Exactly reproduce the lines that run from the one containing "Rebuild this chart as a Python" through the one containing "from matplotlib.patches import", ends included, with no pictures.

GIVEN RECORDS:

# # # # #

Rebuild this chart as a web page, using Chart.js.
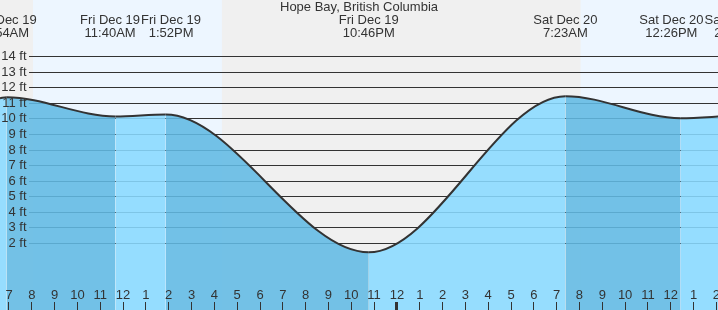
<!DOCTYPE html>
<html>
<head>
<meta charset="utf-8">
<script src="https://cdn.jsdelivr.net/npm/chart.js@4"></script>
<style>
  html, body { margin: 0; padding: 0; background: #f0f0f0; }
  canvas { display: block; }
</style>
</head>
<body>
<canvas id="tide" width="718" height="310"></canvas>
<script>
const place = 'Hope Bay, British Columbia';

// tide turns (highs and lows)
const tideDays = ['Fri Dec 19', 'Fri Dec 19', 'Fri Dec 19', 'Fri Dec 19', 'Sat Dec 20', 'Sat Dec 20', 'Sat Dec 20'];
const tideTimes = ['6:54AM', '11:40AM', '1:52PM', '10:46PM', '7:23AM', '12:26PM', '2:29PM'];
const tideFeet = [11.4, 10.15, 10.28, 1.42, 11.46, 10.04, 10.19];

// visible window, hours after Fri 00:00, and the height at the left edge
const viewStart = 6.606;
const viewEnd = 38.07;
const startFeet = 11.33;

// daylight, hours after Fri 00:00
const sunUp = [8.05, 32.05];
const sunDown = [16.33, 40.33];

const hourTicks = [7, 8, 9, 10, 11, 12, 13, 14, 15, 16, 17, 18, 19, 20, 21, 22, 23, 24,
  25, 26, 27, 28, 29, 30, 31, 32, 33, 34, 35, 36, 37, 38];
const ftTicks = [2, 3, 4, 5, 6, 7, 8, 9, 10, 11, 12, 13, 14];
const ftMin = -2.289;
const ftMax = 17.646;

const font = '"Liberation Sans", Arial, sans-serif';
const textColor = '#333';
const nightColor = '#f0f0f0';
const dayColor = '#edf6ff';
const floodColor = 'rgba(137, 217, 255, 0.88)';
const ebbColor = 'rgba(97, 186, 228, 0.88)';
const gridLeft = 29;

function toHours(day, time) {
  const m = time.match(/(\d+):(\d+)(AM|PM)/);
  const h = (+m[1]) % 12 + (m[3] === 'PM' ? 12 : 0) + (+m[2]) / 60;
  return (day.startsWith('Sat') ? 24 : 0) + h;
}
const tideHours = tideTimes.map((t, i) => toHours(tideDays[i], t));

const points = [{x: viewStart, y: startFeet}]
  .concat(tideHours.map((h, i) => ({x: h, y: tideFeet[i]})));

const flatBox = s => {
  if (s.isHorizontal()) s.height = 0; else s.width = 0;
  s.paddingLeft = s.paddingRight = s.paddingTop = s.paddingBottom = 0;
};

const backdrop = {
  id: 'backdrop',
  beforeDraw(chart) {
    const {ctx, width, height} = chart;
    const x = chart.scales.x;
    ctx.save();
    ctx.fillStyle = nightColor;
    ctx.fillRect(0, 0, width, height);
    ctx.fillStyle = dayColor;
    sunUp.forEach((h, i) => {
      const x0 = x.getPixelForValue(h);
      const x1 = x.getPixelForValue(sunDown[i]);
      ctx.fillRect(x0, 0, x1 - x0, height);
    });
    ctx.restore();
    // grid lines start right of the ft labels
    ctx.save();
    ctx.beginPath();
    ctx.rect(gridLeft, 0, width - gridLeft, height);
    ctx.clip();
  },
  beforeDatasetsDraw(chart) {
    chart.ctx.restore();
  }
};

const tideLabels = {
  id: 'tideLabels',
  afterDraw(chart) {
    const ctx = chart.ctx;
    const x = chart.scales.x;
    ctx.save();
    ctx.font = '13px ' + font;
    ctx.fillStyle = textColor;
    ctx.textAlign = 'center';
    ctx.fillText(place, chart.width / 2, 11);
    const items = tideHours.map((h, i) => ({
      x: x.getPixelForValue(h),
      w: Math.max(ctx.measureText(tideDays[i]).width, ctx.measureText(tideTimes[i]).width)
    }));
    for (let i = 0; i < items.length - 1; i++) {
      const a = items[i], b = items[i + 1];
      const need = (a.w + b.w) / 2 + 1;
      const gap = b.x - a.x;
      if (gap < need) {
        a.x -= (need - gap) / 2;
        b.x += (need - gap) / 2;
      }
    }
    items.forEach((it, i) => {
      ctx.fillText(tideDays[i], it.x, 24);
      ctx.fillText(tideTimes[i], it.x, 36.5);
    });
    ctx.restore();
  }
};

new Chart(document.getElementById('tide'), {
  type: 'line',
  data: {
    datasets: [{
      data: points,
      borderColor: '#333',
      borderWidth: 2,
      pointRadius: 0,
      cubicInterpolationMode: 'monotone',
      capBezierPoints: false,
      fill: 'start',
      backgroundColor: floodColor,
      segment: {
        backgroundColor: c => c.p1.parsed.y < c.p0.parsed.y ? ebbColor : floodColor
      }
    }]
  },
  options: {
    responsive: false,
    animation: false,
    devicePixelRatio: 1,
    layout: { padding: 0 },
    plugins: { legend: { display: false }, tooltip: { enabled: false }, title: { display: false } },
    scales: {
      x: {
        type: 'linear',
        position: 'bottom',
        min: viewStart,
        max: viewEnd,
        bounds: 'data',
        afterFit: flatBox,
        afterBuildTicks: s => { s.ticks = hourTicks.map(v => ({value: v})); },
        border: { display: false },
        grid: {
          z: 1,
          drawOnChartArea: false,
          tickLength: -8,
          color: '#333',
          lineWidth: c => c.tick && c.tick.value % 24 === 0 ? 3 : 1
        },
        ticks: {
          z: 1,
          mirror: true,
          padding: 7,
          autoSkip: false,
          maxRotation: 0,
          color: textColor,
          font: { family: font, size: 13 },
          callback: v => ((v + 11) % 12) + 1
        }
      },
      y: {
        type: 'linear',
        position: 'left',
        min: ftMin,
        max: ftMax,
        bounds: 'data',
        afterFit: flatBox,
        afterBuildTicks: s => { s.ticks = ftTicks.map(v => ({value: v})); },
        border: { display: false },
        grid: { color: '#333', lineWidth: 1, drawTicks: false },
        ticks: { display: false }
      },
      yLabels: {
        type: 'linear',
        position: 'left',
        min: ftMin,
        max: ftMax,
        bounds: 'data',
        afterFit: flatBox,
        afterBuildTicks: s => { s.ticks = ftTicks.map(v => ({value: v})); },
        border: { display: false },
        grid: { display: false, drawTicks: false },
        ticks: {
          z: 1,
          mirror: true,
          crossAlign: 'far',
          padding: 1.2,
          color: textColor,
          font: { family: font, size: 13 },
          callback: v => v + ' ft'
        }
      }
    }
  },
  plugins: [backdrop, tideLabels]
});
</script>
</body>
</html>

# # # # #

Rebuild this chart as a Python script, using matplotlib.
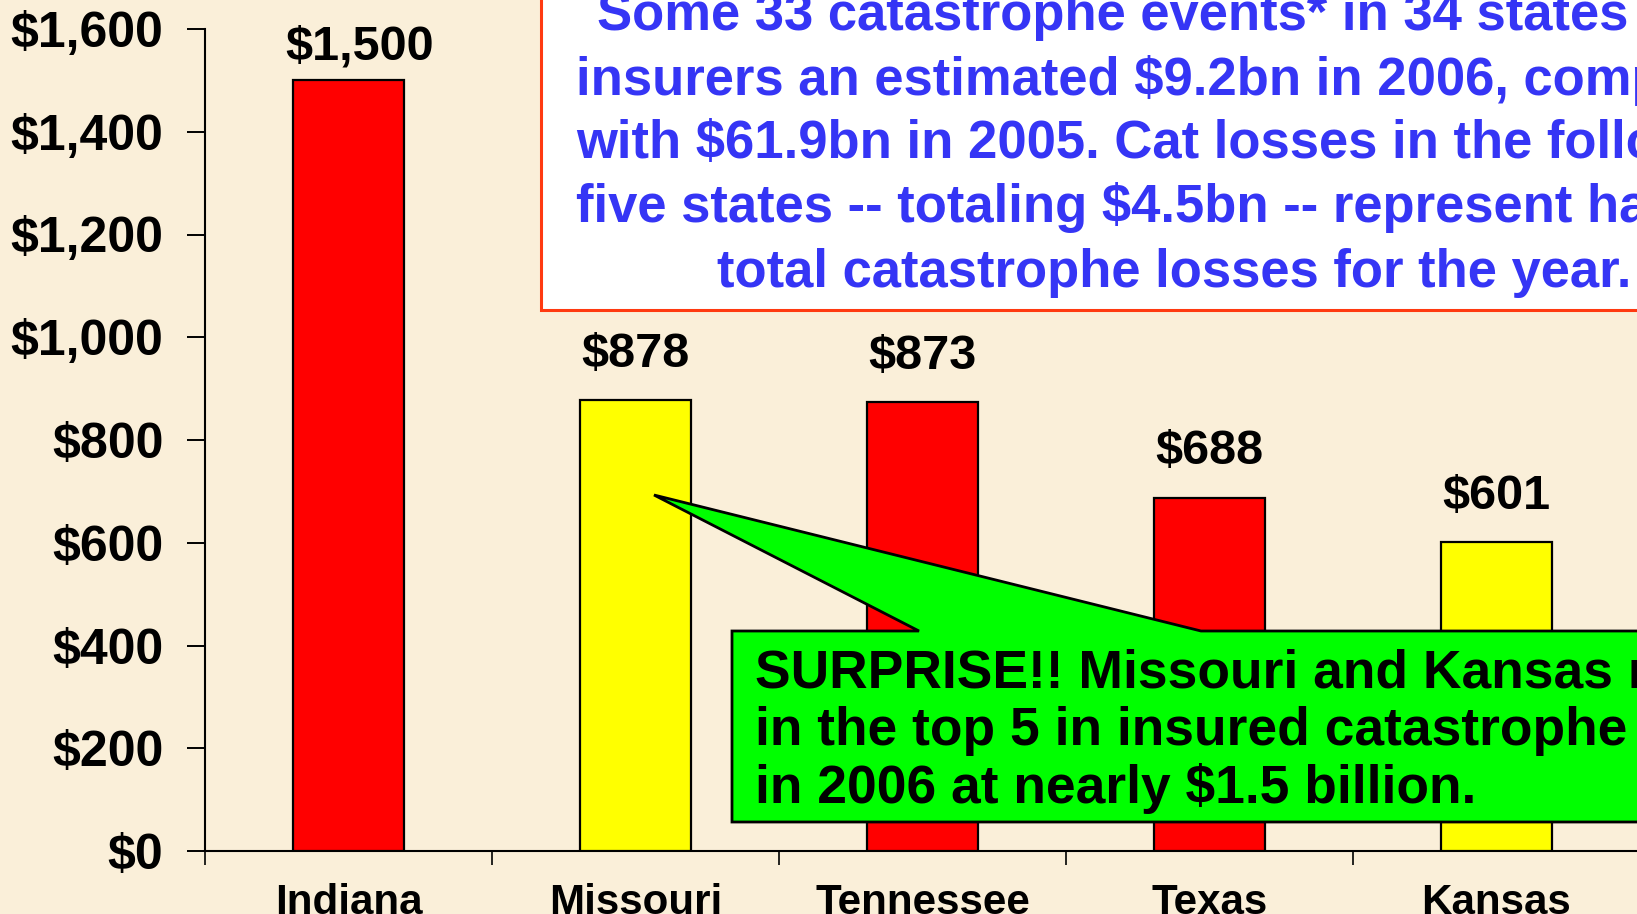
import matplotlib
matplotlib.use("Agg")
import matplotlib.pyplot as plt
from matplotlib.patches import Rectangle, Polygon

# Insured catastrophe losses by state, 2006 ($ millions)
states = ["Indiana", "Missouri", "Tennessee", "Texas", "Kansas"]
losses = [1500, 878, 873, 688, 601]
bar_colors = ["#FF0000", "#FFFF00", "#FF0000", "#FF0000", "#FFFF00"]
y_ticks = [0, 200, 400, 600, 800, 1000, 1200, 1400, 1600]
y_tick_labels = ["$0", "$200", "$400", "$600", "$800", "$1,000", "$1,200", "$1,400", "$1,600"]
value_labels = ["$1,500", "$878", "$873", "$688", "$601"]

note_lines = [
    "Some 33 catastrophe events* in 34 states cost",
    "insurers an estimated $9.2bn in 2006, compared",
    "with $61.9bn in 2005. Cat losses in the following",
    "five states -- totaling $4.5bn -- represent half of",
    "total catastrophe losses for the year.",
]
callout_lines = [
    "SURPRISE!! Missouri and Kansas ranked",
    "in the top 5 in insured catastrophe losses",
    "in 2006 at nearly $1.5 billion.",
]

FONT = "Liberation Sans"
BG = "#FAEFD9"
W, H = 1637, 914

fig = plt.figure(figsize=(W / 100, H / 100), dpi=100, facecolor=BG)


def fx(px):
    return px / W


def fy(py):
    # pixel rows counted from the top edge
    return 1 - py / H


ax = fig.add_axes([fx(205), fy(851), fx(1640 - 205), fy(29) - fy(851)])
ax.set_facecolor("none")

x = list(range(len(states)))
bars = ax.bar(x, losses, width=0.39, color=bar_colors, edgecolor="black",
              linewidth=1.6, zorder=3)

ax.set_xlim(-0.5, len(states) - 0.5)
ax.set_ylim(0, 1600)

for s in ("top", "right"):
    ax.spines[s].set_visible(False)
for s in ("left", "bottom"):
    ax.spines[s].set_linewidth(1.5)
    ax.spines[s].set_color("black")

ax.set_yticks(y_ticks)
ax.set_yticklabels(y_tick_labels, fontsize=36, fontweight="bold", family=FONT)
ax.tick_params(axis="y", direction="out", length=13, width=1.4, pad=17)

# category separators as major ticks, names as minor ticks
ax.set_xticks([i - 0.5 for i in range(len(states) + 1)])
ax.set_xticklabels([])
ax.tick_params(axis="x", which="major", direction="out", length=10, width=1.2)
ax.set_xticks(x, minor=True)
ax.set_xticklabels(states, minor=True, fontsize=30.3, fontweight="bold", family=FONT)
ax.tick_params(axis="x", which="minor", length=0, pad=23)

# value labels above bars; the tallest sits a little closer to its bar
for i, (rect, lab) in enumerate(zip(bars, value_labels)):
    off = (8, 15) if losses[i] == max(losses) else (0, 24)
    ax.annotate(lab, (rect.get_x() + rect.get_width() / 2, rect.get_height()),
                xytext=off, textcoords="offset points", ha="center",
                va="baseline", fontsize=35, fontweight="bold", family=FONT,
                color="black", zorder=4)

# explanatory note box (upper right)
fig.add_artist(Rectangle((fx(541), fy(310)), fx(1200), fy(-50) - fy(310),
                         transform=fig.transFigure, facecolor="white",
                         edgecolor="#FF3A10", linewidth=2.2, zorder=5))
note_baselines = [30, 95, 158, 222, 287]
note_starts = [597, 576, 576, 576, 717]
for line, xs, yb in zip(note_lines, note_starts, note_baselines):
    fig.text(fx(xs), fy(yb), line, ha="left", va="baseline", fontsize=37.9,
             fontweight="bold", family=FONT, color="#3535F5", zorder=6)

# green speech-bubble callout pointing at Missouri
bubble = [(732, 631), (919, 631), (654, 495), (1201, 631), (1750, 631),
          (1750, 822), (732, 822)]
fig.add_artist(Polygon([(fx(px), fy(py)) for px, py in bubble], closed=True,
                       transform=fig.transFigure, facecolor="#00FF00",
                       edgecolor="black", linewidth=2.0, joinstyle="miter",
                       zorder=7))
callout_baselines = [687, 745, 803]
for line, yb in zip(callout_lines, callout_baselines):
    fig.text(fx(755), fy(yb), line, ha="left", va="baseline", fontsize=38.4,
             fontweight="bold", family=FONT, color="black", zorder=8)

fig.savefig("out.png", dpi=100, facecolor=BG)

# # # # #

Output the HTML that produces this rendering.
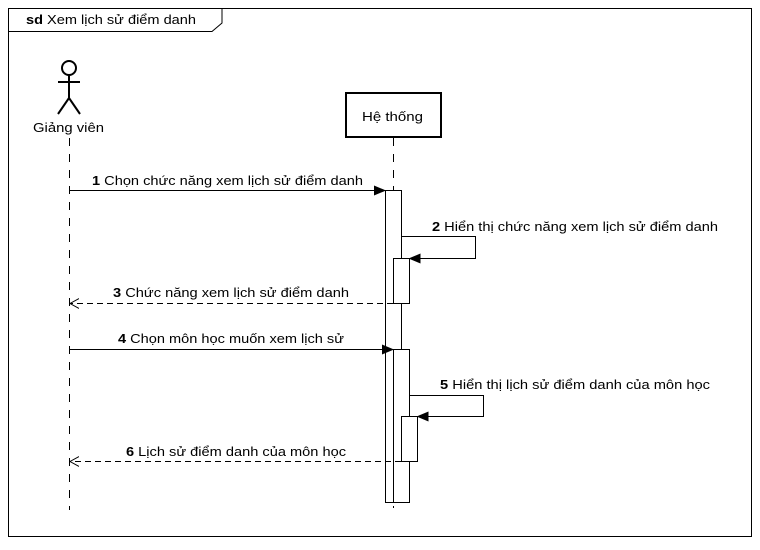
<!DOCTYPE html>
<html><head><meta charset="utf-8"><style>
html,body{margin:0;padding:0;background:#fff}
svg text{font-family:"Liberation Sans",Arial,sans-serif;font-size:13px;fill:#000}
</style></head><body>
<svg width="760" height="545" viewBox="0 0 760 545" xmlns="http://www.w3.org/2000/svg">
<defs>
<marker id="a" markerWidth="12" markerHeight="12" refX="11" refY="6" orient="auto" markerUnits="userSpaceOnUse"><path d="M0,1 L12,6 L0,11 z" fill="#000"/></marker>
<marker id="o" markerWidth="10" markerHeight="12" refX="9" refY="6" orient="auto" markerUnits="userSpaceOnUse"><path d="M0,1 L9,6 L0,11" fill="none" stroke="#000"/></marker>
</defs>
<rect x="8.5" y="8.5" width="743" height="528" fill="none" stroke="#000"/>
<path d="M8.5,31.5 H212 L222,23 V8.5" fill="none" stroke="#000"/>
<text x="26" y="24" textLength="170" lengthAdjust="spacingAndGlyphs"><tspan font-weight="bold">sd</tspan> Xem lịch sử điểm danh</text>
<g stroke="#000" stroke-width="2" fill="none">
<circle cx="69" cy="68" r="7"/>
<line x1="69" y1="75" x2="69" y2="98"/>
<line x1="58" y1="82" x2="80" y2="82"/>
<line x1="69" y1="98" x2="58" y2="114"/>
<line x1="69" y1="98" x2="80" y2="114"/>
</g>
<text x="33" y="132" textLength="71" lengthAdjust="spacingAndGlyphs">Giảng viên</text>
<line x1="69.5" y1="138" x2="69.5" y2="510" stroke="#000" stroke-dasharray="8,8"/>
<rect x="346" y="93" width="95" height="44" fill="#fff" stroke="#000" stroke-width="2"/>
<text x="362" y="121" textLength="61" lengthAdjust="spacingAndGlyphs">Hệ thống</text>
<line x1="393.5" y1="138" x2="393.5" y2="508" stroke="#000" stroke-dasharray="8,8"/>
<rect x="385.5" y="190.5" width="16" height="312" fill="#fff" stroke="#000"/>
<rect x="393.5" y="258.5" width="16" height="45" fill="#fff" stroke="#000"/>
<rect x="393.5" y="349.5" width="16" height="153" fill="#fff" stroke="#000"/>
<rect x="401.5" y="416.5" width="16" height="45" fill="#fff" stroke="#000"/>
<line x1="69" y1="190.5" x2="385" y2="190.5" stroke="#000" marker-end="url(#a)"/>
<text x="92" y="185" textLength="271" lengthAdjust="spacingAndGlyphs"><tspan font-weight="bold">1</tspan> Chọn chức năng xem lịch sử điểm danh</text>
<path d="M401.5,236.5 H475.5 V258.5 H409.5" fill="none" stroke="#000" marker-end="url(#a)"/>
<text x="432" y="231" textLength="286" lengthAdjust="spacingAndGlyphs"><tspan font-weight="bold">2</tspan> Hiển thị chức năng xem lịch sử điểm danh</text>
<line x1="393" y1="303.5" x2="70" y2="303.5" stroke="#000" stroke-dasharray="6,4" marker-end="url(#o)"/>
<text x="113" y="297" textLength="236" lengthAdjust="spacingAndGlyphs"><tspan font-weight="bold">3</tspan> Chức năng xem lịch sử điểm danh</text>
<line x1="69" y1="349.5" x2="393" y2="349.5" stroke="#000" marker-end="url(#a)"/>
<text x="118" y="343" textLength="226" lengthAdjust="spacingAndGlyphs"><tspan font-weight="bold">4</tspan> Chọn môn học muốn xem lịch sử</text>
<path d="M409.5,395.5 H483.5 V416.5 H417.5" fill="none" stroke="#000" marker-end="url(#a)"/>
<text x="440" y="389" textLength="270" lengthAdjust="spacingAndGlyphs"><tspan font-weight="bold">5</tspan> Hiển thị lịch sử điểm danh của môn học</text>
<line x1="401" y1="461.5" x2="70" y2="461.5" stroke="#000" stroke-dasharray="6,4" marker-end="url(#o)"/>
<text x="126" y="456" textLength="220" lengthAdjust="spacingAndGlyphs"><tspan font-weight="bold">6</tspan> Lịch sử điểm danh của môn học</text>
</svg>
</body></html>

# # # # #

FULL OUTPUT:
Rebuild this chart as a Python script, using matplotlib.
import matplotlib
matplotlib.use("Agg")
import matplotlib.pyplot as plt
from matplotlib.patches import Rectangle, Polygon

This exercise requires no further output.